Sometimes I feel like the family screw up

1 month ago 32

I dont know where I went wrong in my life. For the most part, things are good in my life. I have a good career (law enforcement), did 4 years in the army, a nice house, a couple offroad vehicles, a decent amount of good friends, im healthy, etc. But one thing I always struggle with is keeping a relationship and its getting embarrassing. I see my parents who were HS sweethearts and stayed together all this time no divorces, infidelity anything like that i mean in 30 years I dont think I every really saw them fight or anything. Then my one younger sister is married to HER highschool sweetheart and they are happy, had twin boys and life is good for them too. My youngest sister is in college and I dont think she is dating anyone now.

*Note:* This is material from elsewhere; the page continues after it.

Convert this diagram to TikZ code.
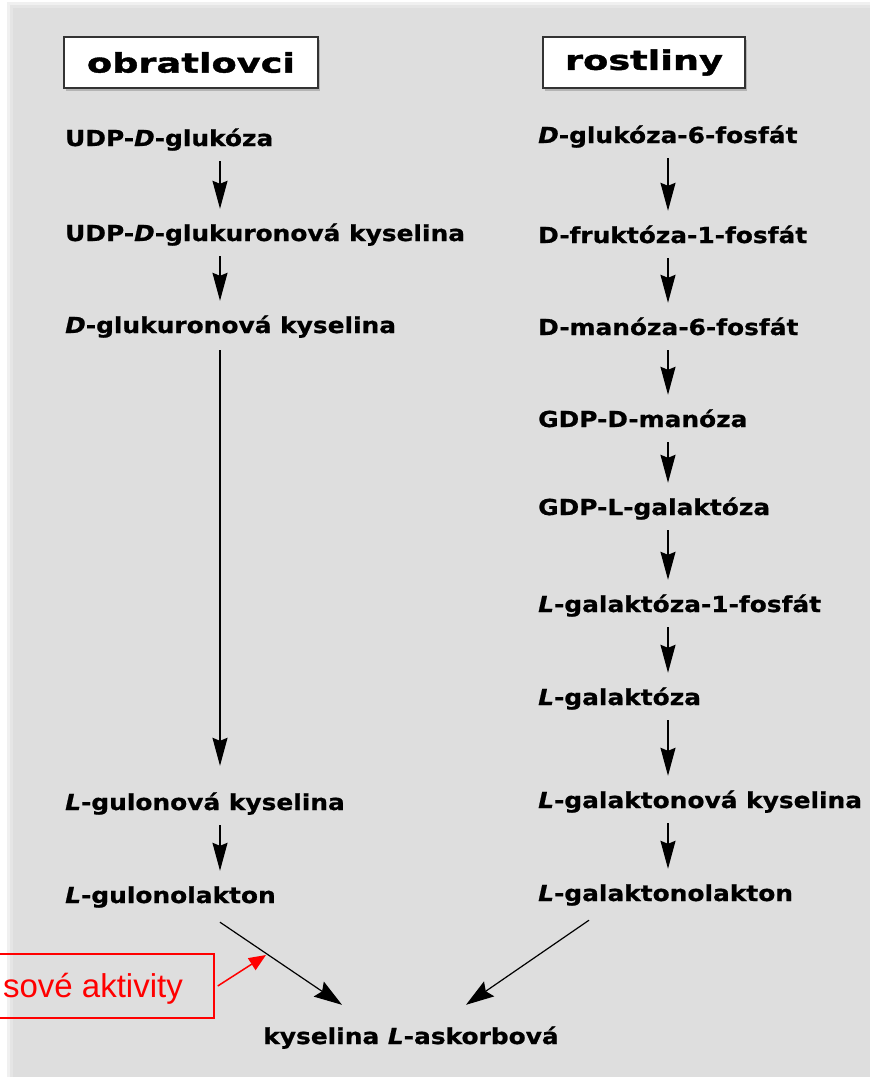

But then there is me. Ive been in 9 separate relationships since highschool, some lasted longer than others, but they would never go past the 4 or 5 year mark at the longest. No one in my family has said anything but its embarrassing when everyone has been with their person for so long and here I come with a new girlfriend all the time and once my family gets to know them and like them they arent in my life anymore for all different reasons. Sometimes Im the one to break up with them and sometimes they break up with me. I want to get married and have kids but Im struggling so bad to find the right one and I dont know what Im doing wrong. Im so jealous of everyone in my family with their happy life and I wonder why cant I be happy like that too?

30 years old and I just feel like a failure who is doomed to just be in and out of relationships for eternity and I feel like a disappointment to my family since they are so family oriented and how im the oldest but the most behind. Has anyone else out there been through this? If so how did you figure it out?

TL:DR - I feel like the family f*** up because everyone in my family has been able to hold down a meaningful relationship but me despite me being the oldest of all my siblings.